Mostly class 2.
Part 2 of Wallace Haeckel traverse. Route looks pretty loose and crappy from down low, but the traverse and the final climb up Haeckel was the best part of the day. Really fun scrambling up to the summit block. Not nearly as bad as it looks, much better than the slopes around Wallace.
From Picture Peak and Hungry Packer Peak. On to Wallace -- Day 3 of the 2009 Sierra Challenge.
A fun route. The chimney just below the summit was my favorite part. The long painful march back to the TH at Sabrina that evening: Not so much fun, but part of the game, right?
Traverse from Peak 13,332. Climbed up one of the crack system on the headwall to make it interesting. Left too late to do Wallace as well.
Climbed peak 13,380 from Midnight lake first,I highly recommend the class 3-4 north ridge. Then on to Haeckel,very easy compared to 13,380.
Hiked in with the intention of climbing the NW Arete, but the approach was choked with steep, brittle ice, and we had only aluminum crampons and mountaineering axes, so the approach was out of our league. Climbed the north ridge for a bit, then traversed over to the east ridge, and scrambled up from there.
Whish I could do this everyday
Seeing that snow was icy leading up to the NW arete and that we hadn't any crampons we instead headed up the moraine to the third arete on the left and went up nice class 4 ledgges to meet the east arete route, then, to the summit. Great climb with the German wife on a peak named for her fellow countryman.
A very enjoyable scramble, though a dusting of snow along the ridge made is spicier than it should have been. Tried to down climb the SE Face, a mistake. It is a nasty maze of class 4-5 chutes and cliffs. Recommend traversing toward the S ridge before heading down into the cirque.
Fun climb. A little looser in spots than I was expecting, but not bad. Perfect weather while climbing, but a few hours later it was overcast and thundering. Ironic that our register entry reads "Not a cloud in the sky".
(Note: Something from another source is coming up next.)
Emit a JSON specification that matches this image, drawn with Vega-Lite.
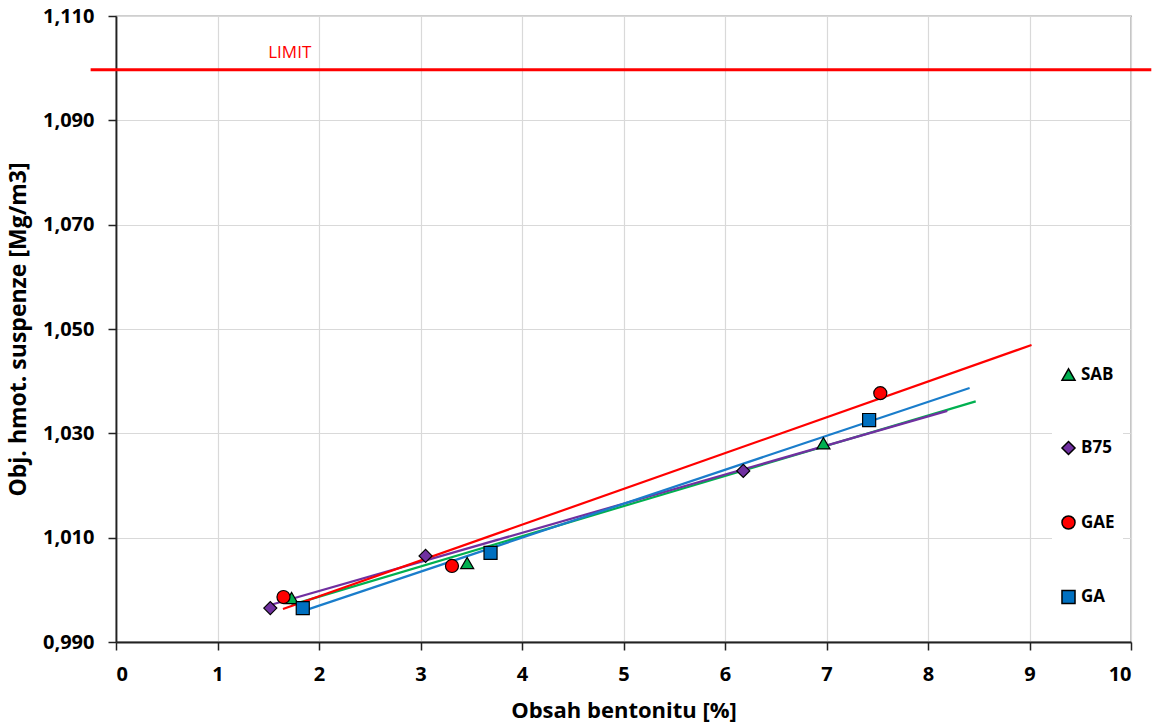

Pretty easy scramble if you keep to the left, mostly just sandy ledges up to a short class 3 summit block. (Mt. Wallace was much harder!) Airy summit with some nice views.
Day five of the 2004 Sierra Challenge, climbed with Mark, Michael and Matthew. Traversed over to Mt. Wallace and back via Echo Lake. Trip Report
Penelope May and I climbed this clean, esthetic arete from our camp at Hungry Packer Lake. We found the glacier very icy and the last few hundred feet a challenge with alluminum crampons and axes. The descent is very loose and steep. But the arete is beautiful and mostly class 4. Recommended.
Climbed this mellow class 3 from a camp at Echo Lakes with Britt Reeves and a couple of other guys whose name I don't recall. Easy cruise.
I climbed the North face to the Northeast Arete with my best friend Gary Hinton ( his last mountain climb - his ashes are sprinkled in Buttermilk Country ). Excellent fun frozen neve climbing followed by fun rock climbing. Also, the first climb I ever attempted to videotape.